DATASET CONTENT>
━━━━━━━━━━━━━━━━
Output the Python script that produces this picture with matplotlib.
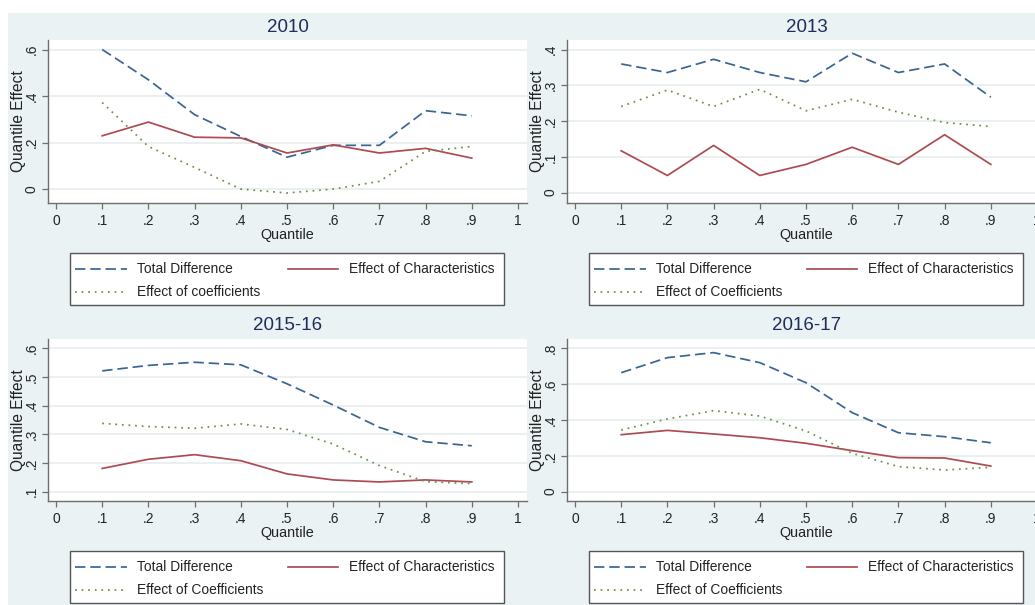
import matplotlib
matplotlib.use("Agg")
import matplotlib.pyplot as plt
from matplotlib.patches import Rectangle
from matplotlib.lines import Line2D
from matplotlib import font_manager

# condensed sans face when available, otherwise the regular one
_names = {f.name for f in font_manager.fontManager.ttflist}
NARROW = "Liberation Sans Narrow" in _names
plt.rcParams["font.family"] = (["Liberation Sans Narrow"] if NARROW else []) + ["Liberation Sans", "DejaVu Sans"]
FS = 1.04 if NARROW else 0.9

# ---- data -----------------------------------------------------------------
quantiles = [0.1, 0.2, 0.3, 0.4, 0.5, 0.6, 0.7, 0.8, 0.9]

total_2010 = [0.600, 0.470, 0.320, 0.226, 0.137, 0.188, 0.188, 0.337, 0.315]
chars_2010 = [0.229, 0.288, 0.223, 0.220, 0.155, 0.190, 0.155, 0.175, 0.133]
coefs_2010 = [0.372, 0.183, 0.093, 0.000, -0.017, 0.000, 0.033, 0.162, 0.183]

total_2013 = [0.360, 0.336, 0.373, 0.336, 0.310, 0.390, 0.336, 0.360, 0.267]
chars_2013 = [0.117, 0.048, 0.132, 0.048, 0.079, 0.127, 0.079, 0.162, 0.079]
coefs_2013 = [0.241, 0.287, 0.241, 0.289, 0.229, 0.261, 0.225, 0.196, 0.185]

total_2015 = [0.521, 0.540, 0.551, 0.542, 0.476, 0.402, 0.324, 0.274, 0.260]
chars_2015 = [0.181, 0.213, 0.229, 0.208, 0.162, 0.141, 0.134, 0.141, 0.134]
coefs_2015 = [0.338, 0.327, 0.321, 0.336, 0.317, 0.266, 0.191, 0.135, 0.128]

total_2016 = [0.664, 0.748, 0.776, 0.720, 0.608, 0.441, 0.329, 0.307, 0.273]
chars_2016 = [0.318, 0.342, 0.322, 0.301, 0.270, 0.229, 0.190, 0.188, 0.143]
coefs_2016 = [0.344, 0.406, 0.452, 0.422, 0.339, 0.214, 0.140, 0.121, 0.136]

titles = ["2010", "2013", "2015-16", "2016-17"]
yticks_2010 = [0, 0.2, 0.4, 0.6]
yticks_2013 = [0, 0.1, 0.2, 0.3, 0.4]
yticks_2015 = [0.1, 0.2, 0.3, 0.4, 0.5, 0.6]
yticks_2016 = [0, 0.2, 0.4, 0.6, 0.8]
xticks = [0, 0.1, 0.2, 0.3, 0.4, 0.5, 0.6, 0.7, 0.8, 0.9, 1]

label_total = "Total Difference"
label_chars = "Effect of Characteristics"
label_coefs_2010 = "Effect of coefficients"
label_coefs = "Effect of Coefficients"

# ---- style ----------------------------------------------------------------
W, H = 1035, 605
BG = "#eaf2f3"
C_TOTAL = "#3a6593"
C_CHARS = "#ad4b52"
C_COEFS = "#6a8f42"
LS_TOTAL = (0, (6.0, 2.8))
LS_COEFS = (0, (1.0, 2.8))
LW = 1.25
TXT = "#222222"
TITLE_C = "#1f2d5c"
GRID = "#e6eeec"


def stata_fmt(v):
    if abs(v) < 1e-9:
        return "0"
    if abs(v - 1) < 1e-9:
        return "1"
    return ("%.1f" % v).replace("0.", ".")


fig = plt.figure(figsize=(W / 100, H / 100), dpi=100)
fig.patch.set_facecolor("white")

# full-figure canvas in pixel units for background and legend boxes
canvas = fig.add_axes([0, 0, 1, 1], zorder=0)
canvas.set_xlim(0, W)
canvas.set_ylim(H, 0)
canvas.axis("off")
canvas.add_patch(Rectangle((8, 13), W - 8, H - 13, facecolor=BG, edgecolor="none"))


def px_rect(x0, y0, x1, y1):
    return [x0 / W, 1 - y1 / H, (x1 - x0) / W, (y1 - y0) / H]


# (plot left, top, right, bottom) in pixels, y-limits, ticks, data, coef label
panels = [
    ((48, 40, 527, 203), (-0.060, 0.641), yticks_2010,
     total_2010, chars_2010, coefs_2010, label_coefs_2010),
    ((567, 40, 1046, 203), (-0.029, 0.427), yticks_2013,
     total_2013, chars_2013, coefs_2013, label_coefs),
    ((48, 339, 527, 501), (0.0676, 0.632), yticks_2015,
     total_2015, chars_2015, coefs_2015, label_coefs),
    ((567, 339, 1046, 501), (-0.052, 0.852), yticks_2016,
     total_2016, chars_2016, coefs_2016, label_coefs),
]

for title, (box, ylim, yt, tot, cha, coe, coef_label) in zip(titles, panels):
    x0, y0, x1, y1 = box
    ax = fig.add_axes(px_rect(x0, y0, x1, y1), zorder=1)
    ax.set_facecolor("white")
    ax.set_xlim(-0.0173, (x1 - x0 - 8) / 462.0)
    ax.set_ylim(*ylim)

    ax.set_yticks(yt)
    ax.set_yticklabels([stata_fmt(v) for v in yt], rotation=90, va="center")
    ax.set_xticks(xticks)
    ax.set_xticklabels([stata_fmt(v) for v in xticks])
    for v in yt:
        ax.axhline(v, color=GRID, lw=1.2, zorder=0)

    for s in ("top", "right"):
        ax.spines[s].set_visible(False)
    for s in ("left", "bottom"):
        ax.spines[s].set_color("#6e6e6e")
        ax.spines[s].set_linewidth(1.0)
    ax.tick_params(axis="both", length=4, width=0.9, color="#6e6e6e",
                   labelsize=11 * FS, labelcolor=TXT)
    ax.tick_params(axis="x", pad=4)
    ax.tick_params(axis="y", pad=3)

    ax.plot(quantiles, tot, color=C_TOTAL, lw=LW, ls=LS_TOTAL)
    ax.plot(quantiles, cha, color=C_CHARS, lw=LW, ls="-")
    ax.plot(quantiles, coe, color=C_COEFS, lw=LW, ls=LS_COEFS)

    ax.set_xlabel("Quantile", fontsize=11.5 * FS, color=TXT, labelpad=0)
    ax.set_ylabel("Quantile Effect", fontsize=12.4 * FS, color=TXT, labelpad=-1)

    # panel title in the band above the plot region
    cx = x0 + 239.5
    canvas.text(cx, y0 - 13, title, ha="center", va="center",
                fontsize=15 * FS, color=TITLE_C, zorder=2)

    # legend box below the axis
    bl, bt = x0 + 22, y1 + 50
    canvas.add_patch(Rectangle((bl, bt), 434, 52, facecolor="white",
                               edgecolor="#555555", lw=1.0, zorder=2))
    r1, r2 = bt + 16, bt + 39
    canvas.add_line(Line2D([bl + 5, bl + 57], [r1, r1], color=C_TOTAL,
                           lw=LW, ls=LS_TOTAL, zorder=3))
    canvas.text(bl + 67, r1, label_total, va="center", fontsize=11 * FS,
                color=TXT, zorder=3)
    canvas.add_line(Line2D([bl + 218, bl + 268], [r1, r1], color=C_CHARS,
                           lw=LW, zorder=3))
    canvas.text(bl + 279, r1, label_chars, va="center", fontsize=11 * FS,
                color=TXT, zorder=3)
    canvas.add_line(Line2D([bl + 5, bl + 57], [r2, r2], color=C_COEFS,
                           lw=LW, ls=LS_COEFS, zorder=3))
    canvas.text(bl + 67, r2, coef_label, va="center", fontsize=11 * FS,
                color=TXT, zorder=3)

fig.savefig("out.png", dpi=100, facecolor=fig.get_facecolor())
━━━━━━━━━━━━━━━━
REQUEST> Show the lines of the data that hold the word "matplotlib".

COMPLETED TASK>
Output the Python script that produces this picture with matplotlib.
import matplotlib
matplotlib.use("Agg")
import matplotlib.pyplot as plt
from matplotlib.patches import Rectangle
from matplotlib.lines import Line2D
from matplotlib import font_manager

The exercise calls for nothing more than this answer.